Gene Lam’s obituary Dec. 12, 1997, in the Casper Star-Tribune stated that he was chief of anesthesia at Martin Army Hospital in Fort Benning, Georgia, then served at Tripler General Hospital in Honolulu, Hawaii, and Letterman Army Hospital, at the Presidio in San Francisco. He finished his military career with the rank of lieutenant colonel.
Gene Lam was awarded the Bronze Star Medal with a “V” for valor, the Purple Heart, the Army Commendation Medal, the Prisoner of War Medal and the Combat Medic’s Badge, as well as other service medals and ribbons for service in World War II and Korea.
Following his 20 years of service, Gene Lam retired from the military and opened a private practice in Virginia Beach, Virginia, until his second retirement in 1989. In addition to David Lam, he and his wife June raised Holly Gene Wells, Heather Ellen Morstain and Dana Michael Lam.
As a Wyoming native, David Lam said his dad brought his family back for visits to the state to see his parents from time to time. He remembers hunting rabbits with his dad.
June Lam said she recalled a trip back to Wyoming following his POW experience to see his family. Glenrock had a picnic and other events in his honor.

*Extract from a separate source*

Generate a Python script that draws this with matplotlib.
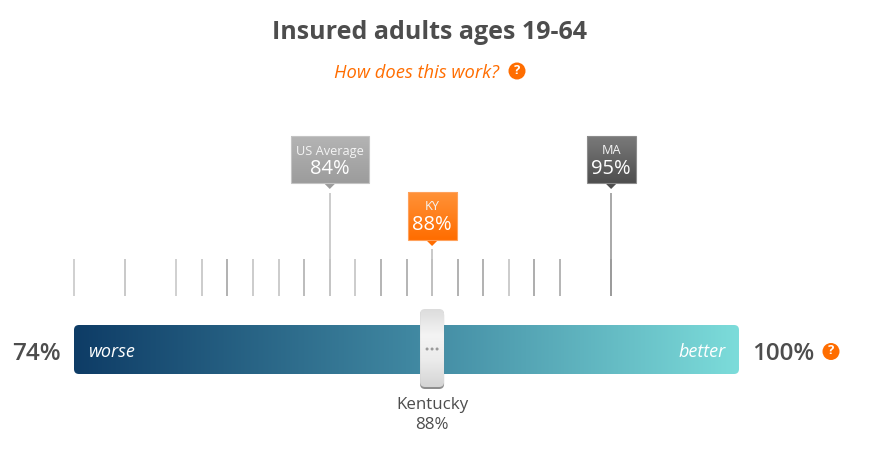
import matplotlib
matplotlib.use("Agg")
import matplotlib.pyplot as plt
import numpy as np
from matplotlib.colors import LinearSegmentedColormap
from matplotlib.patches import Ellipse, FancyBboxPatch, Polygon, Rectangle

plt.rcParams["font.family"] = ["Open Sans", "DejaVu Sans"]

title = "Insured adults ages 19-64"
subtitle = "How does this work?"
scale_min = 74
scale_max = 100
state_values = [74, 76, 78, 79, 80, 81, 82, 83, 84, 85, 86, 87, 88, 89, 90, 91, 92, 93, 95]
callout_labels = ["US Average", "KY", "MA"]
callout_values = [84, 88, 95]
selected_name = "Kentucky"
selected_value = 88

# tick shade per state, some are a bit darker in the original
tick_shades = ["#c8c8c8", "#c0c0c0", "#c8c8c8", "#c4c4c4", "#a4a4a4", "#c4c4c4", "#c4c4c4",
               "#b0b0b0", "#c4c4c4", "#c4c4c4", "#a8a8a8", "#a8a8a8", "#b8b8b8", "#a4a4a4",
               "#a4a4a4", "#c4c4c4", "#a0a0a0", "#a8a8a8", "#9a9a9a"]

PX = (739 - 74) / (scale_max - scale_min)  # pixels per percent point
ORANGE = "#ff6d00"
TEXT = "#4d4d4d"


def w(pixels):
    return pixels / PX


def px_x(pixel):
    return scale_min + (pixel - 74) / PX


def gradient(ax, colors, extent, clip, vertical=True):
    cmap = LinearSegmentedColormap.from_list("g", colors)
    grad = np.linspace(0, 1, 256)
    grad = grad.reshape(-1, 1) if vertical else grad.reshape(1, -1)
    im = ax.imshow(grad, cmap=cmap, extent=extent, aspect="auto", origin="upper",
                   interpolation="bilinear", zorder=clip.get_zorder())
    im.set_clip_path(clip)


def rounded(ax, x, y, width, height, radius, **kw):
    box = FancyBboxPatch((x, y), w(width), height,
                         boxstyle=f"round,pad=0,rounding_size={w(radius)}",
                         mutation_aspect=PX, **kw)
    ax.add_patch(box)
    return box


def help_icon(ax, cx, cy, r=8.5):
    ax.add_patch(Ellipse((cx, cy), w(2 * r), 2 * r, color=ORANGE, lw=0, zorder=5))
    ax.text(cx, cy - 0.5, "?", color="white", fontsize=9.5, fontweight="bold",
            ha="center", va="center", zorder=6)


def callout(ax, label, value, top, height, colors, edge, line_color, line_top):
    width = 78 if label == "US Average" else 49
    left = value - w(width / 2)
    box = Rectangle((left, top), w(width), height, fc="none", ec="none", zorder=3)
    ax.add_patch(box)
    gradient(ax, colors, (left, left + w(width), top + height, top), box)
    ax.add_patch(Rectangle((left, top), w(width), height, fc="none", ec=edge, lw=0.8, zorder=4))
    tip = [(value - w(6), top + height), (value + w(6), top + height), (value, top + height + 6)]
    ax.add_patch(Polygon(tip, fc=colors[-1], ec="none", zorder=3))
    ax.text(value, top + 15, label, color="#f4f4f4", fontsize=9.2, ha="center", va="center", zorder=5)
    ax.text(value, top + 32.5, f"{value}%", color="white", fontsize=14.5, ha="center", va="center", zorder=5)
    ax.plot([value, value], [line_top, 296], color=line_color, lw=1.2, zorder=2, solid_capstyle="butt")


fig = plt.figure(figsize=(8.72, 4.53), dpi=100, facecolor="white")
ax = fig.add_axes([0, 0, 1, 1])
ax.axis("off")

# little state ticks above the bar
for value, shade in zip(state_values, tick_shades):
    ax.plot([value, value], [259, 296], color=shade, lw=1.2, solid_capstyle="butt", zorder=1)

callout(ax, callout_labels[0], callout_values[0], 136, 47, ["#b4b4b4", "#9c9c9c"], "#c4c4c4", "#c4c4c4", 193)
callout(ax, callout_labels[1], callout_values[1], 192, 48, ["#ff9238", "#ff6d00"], "#ffa25c", "#c0c0c0", 249)
callout(ax, callout_labels[2], callout_values[2], 136, 47, ["#7a7a7a", "#4e4e4e"], "#8c8c8c", "#9a9a9a", 193)

# main gradient bar
bar = rounded(ax, scale_min, 325, 665, 49, 5, fc="none", ec="none", zorder=2)
gradient(ax, ["#0e3c66", "#3f86a0", "#7cdcda"], (scale_min, scale_max, 374, 325), bar, vertical=False)
ax.text(scale_min + w(15), 352, "worse", color="white", fontsize=13, style="italic", va="center", zorder=3)
ax.text(scale_max - w(13), 352, "better", color="white", fontsize=13, style="italic", va="center", ha="right", zorder=3)

# slider handle
x0 = selected_value - w(12)
rounded(ax, x0, 310, 24, 79, 5, fc="#8e8e8e", ec="none", zorder=4)
handle = rounded(ax, x0, 309, 24, 78, 5, fc="none", ec="none", zorder=5)
gradient(ax, ["#dcdcdc", "#f4f4f4", "#ebebeb", "#d4d4d4"], (x0, x0 + w(24), 387, 309), handle)
for off in (-5, 0, 5):
    ax.add_patch(Ellipse((selected_value + w(off), 349), w(3), 3, color="#9a9a9a", lw=0, zorder=6))

ax.text(selected_value, 405, selected_name, color=TEXT, fontsize=12.2, ha="center", va="center")
ax.text(selected_value, 425, f"{selected_value}%", color=TEXT, fontsize=12.2, ha="center", va="center")

ax.text(scale_min - w(13), 354, f"{scale_min}%", color=TEXT, fontsize=17.5, fontweight="semibold", ha="right", va="center")
ax.text(scale_max + w(13), 354, f"{scale_max}%", color=TEXT, fontsize=17.5, fontweight="semibold", ha="left", va="center")
help_icon(ax, scale_max + w(92), 351.5)

ax.text(px_x(430), 32.5, title, color=TEXT, fontsize=18, fontweight="bold", ha="center", va="center")
ax.text(px_x(417), 73.5, subtitle, color=ORANGE, fontsize=13.2, style="italic", ha="center", va="center")
help_icon(ax, px_x(517), 71)

ax.set_xlim(scale_min - 74 / PX, scale_min + (872 - 74) / PX)
ax.set_ylim(453, 0)

fig.savefig("out.png", dpi=100, facecolor="white")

Glenrock’s Deer Creek Museum has a dedicated display for Lam that includes his uniform and a short synopsis of his ordeal as a prisoner of war.
June said her husband, unlike some other POWs, stayed in the Army because he thought he owed them for their medical care after he returned.
“He never groused. He never fussed about having been captured,” she said.
Gene Lam died Dec. 10, 1997. He is buried in Princess Anne Memorial Park in Virginia Beach, Virginia.